My good friend, Tishia, recently posted a blog entitled “Who Am I” and in it she talks about not knowing who she really is. Sure, she’s a mom, she’s a Christian, she’s a work at home mom, but those don’t really describe who she is. I think many of us struggle with knowing who we really are. The reason I named my blog “Being Who God Created Me to Be” is for the very same reason…every day I’m growing and searching and learning to be the woman God created me to be. I’m no where near being that person yet and won’t be until heaven, but while I’m here on Earth, I want to be as close to it as possible. I do believe God created me, and you, for a specific purpose here on Earth, and I think that’s what most of us are trying to figure out…just what is our purpose, why are we here at this very moment in time? Of all the other times we could have been born, why now, why here, and for what?
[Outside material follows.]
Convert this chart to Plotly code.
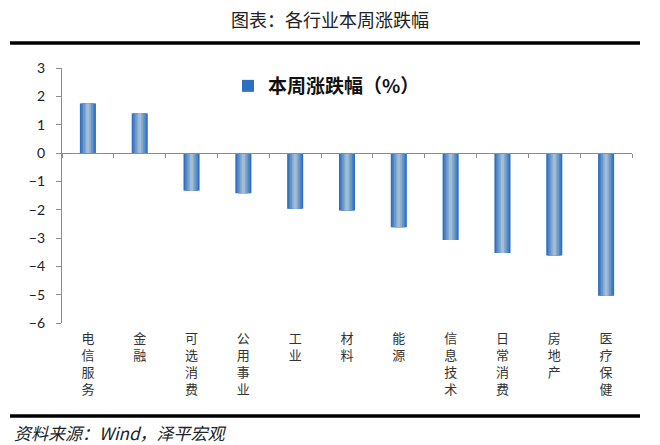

Lately, God has been laying on my heart that my first mission is my family…actually God has laid it on my heart for a while, but He has to remind me of it every so often. I wrote a post not too long ago entitled “Learning to be Content Where you are” and I wrote about being content in singleness and where you are financially. Not too long after I posted that (a day or two) God laid it on my heart that I’ve not been content where I am living. You see, we currently live in a small village which we moved to the first year after we got married…which was 3 years ago to be exact. We moved here because this is where my kids have grown up and have gone to school and we did not want to uproot them and make them switch schools. Plus it was easier for them to go back and forth between our house and their dad’s. Well, now since my baby is a Senior in high school this year, she will be graduating at the end of the year, and I really want to move back to the town where we go to church, all our friends live and where my husband works. It’s only about 23 miles away, but still, I feel so disconnected from everyone over there. Our church friends rarely come to visit because it seems so far and out of the way, plus we would be able to interact more with the youth (we are youth leaders in our church) if we lived in town. So, I’ve been praying and praying for God to provide the means in order for us to move as soon as my baby graduates. I’ve even got my eye on a house, right in town, just a mile or so from the church…it would be perfect…or so I think. Then God basically told me to relax…be content here where I’m at…He will work it all out…in His best timing. I so know that’s true, and He’s never let me down before…yeah, I may not be able to actually see God working it out, but He always does.
So, I’ve quit pining for that house, and quit allowing my spirit…or maybe it ‘s my flesh…to be unsettled where we are. Now it’s my prayer for God’s PERFECT will to be done in my life, in our lives…not just His permissible will.
The real me…the real me is being who God created me to be…always growing and learning and following His direction…not my own.